EXERCISE OBJECTIVE: Restate the full listing word for word and leave the pictures out.

DATA EXTRACT:
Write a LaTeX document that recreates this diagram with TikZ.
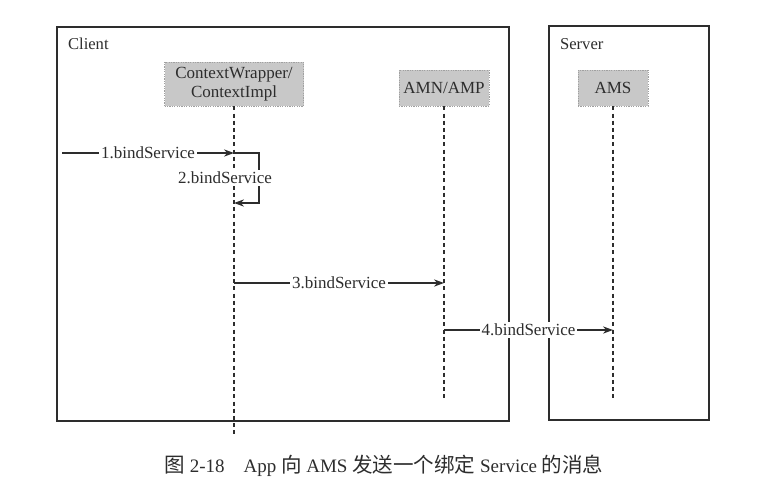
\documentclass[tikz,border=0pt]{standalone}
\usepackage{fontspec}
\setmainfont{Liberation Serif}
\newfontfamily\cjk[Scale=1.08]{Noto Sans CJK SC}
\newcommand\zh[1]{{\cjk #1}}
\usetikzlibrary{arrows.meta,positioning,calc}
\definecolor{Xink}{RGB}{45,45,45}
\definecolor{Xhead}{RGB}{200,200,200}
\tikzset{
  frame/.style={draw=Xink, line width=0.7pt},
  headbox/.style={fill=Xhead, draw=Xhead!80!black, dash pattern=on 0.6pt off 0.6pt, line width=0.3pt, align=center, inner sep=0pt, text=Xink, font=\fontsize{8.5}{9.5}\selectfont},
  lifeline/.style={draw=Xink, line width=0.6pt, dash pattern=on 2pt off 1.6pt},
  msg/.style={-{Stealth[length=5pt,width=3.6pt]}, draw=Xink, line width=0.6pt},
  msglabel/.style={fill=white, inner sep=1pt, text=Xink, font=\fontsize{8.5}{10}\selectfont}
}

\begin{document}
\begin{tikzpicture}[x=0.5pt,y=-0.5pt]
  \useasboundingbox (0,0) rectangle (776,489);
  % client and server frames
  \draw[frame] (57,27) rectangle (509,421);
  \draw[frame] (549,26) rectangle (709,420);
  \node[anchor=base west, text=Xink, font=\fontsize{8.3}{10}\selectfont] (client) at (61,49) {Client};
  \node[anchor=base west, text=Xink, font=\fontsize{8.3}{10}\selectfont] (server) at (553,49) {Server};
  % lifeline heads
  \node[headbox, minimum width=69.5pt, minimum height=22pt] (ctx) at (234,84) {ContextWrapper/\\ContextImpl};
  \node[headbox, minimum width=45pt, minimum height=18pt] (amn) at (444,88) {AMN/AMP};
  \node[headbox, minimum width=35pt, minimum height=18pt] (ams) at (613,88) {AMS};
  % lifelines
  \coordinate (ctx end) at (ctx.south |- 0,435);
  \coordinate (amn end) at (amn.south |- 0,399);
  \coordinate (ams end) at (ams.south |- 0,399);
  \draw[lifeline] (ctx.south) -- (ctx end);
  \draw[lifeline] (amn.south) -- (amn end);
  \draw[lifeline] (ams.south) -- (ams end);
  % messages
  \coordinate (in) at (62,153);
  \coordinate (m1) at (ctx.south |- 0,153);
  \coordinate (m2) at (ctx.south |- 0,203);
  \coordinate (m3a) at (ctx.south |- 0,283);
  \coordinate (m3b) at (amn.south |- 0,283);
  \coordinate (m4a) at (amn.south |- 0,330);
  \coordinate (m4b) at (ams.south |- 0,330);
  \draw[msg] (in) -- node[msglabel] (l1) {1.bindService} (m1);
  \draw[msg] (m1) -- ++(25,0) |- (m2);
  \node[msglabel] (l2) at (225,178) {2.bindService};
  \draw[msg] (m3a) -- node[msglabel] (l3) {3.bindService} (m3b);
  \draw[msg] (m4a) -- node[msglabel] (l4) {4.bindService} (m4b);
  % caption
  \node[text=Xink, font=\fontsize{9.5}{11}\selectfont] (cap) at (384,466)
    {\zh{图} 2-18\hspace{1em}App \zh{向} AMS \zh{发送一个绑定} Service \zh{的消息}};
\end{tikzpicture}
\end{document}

RESPONSE:
Write a LaTeX document that recreates this diagram with TikZ.
\documentclass[tikz,border=0pt]{standalone}
\usepackage{fontspec}
\setmainfont{Liberation Serif}
\newfontfamily\cjk[Scale=1.08]{Noto Sans CJK SC}
\newcommand\zh[1]{{\cjk #1}}
\usetikzlibrary{arrows.meta,positioning,calc}
\definecolor{Xink}{RGB}{45,45,45}
\definecolor{Xhead}{RGB}{200,200,200}
\tikzset{
  frame/.style={draw=Xink, line width=0.7pt},
  headbox/.style={fill=Xhead, draw=Xhead!80!black, dash pattern=on 0.6pt off 0.6pt, line width=0.3pt, align=center, inner sep=0pt, text=Xink, font=\fontsize{8.5}{9.5}\selectfont},
  lifeline/.style={draw=Xink, line width=0.6pt, dash pattern=on 2pt off 1.6pt},
  msg/.style={-{Stealth[length=5pt,width=3.6pt]}, draw=Xink, line width=0.6pt},
  msglabel/.style={fill=white, inner sep=1pt, text=Xink, font=\fontsize{8.5}{10}\selectfont}
}

\begin{document}
\begin{tikzpicture}[x=0.5pt,y=-0.5pt]
  \useasboundingbox (0,0) rectangle (776,489);
  % client and server frames
  \draw[frame] (57,27) rectangle (509,421);
  \draw[frame] (549,26) rectangle (709,420);
  \node[anchor=base west, text=Xink, font=\fontsize{8.3}{10}\selectfont] (client) at (61,49) {Client};
  \node[anchor=base west, text=Xink, font=\fontsize{8.3}{10}\selectfont] (server) at (553,49) {Server};
  % lifeline heads
  \node[headbox, minimum width=69.5pt, minimum height=22pt] (ctx) at (234,84) {ContextWrapper/\\ContextImpl};
  \node[headbox, minimum width=45pt, minimum height=18pt] (amn) at (444,88) {AMN/AMP};
  \node[headbox, minimum width=35pt, minimum height=18pt] (ams) at (613,88) {AMS};
  % lifelines
  \coordinate (ctx end) at (ctx.south |- 0,435);
  \coordinate (amn end) at (amn.south |- 0,399);
  \coordinate (ams end) at (ams.south |- 0,399);
  \draw[lifeline] (ctx.south) -- (ctx end);
  \draw[lifeline] (amn.south) -- (amn end);
  \draw[lifeline] (ams.south) -- (ams end);
  % messages
  \coordinate (in) at (62,153);
  \coordinate (m1) at (ctx.south |- 0,153);
  \coordinate (m2) at (ctx.south |- 0,203);
  \coordinate (m3a) at (ctx.south |- 0,283);
  \coordinate (m3b) at (amn.south |- 0,283);
  \coordinate (m4a) at (amn.south |- 0,330);
  \coordinate (m4b) at (ams.south |- 0,330);
  \draw[msg] (in) -- node[msglabel] (l1) {1.bindService} (m1);
  \draw[msg] (m1) -- ++(25,0) |- (m2);
  \node[msglabel] (l2) at (225,178) {2.bindService};
  \draw[msg] (m3a) -- node[msglabel] (l3) {3.bindService} (m3b);
  \draw[msg] (m4a) -- node[msglabel] (l4) {4.bindService} (m4b);
  % caption
  \node[text=Xink, font=\fontsize{9.5}{11}\selectfont] (cap) at (384,466)
    {\zh{图} 2-18\hspace{1em}App \zh{向} AMS \zh{发送一个绑定} Service \zh{的消息}};
\end{tikzpicture}
\end{document}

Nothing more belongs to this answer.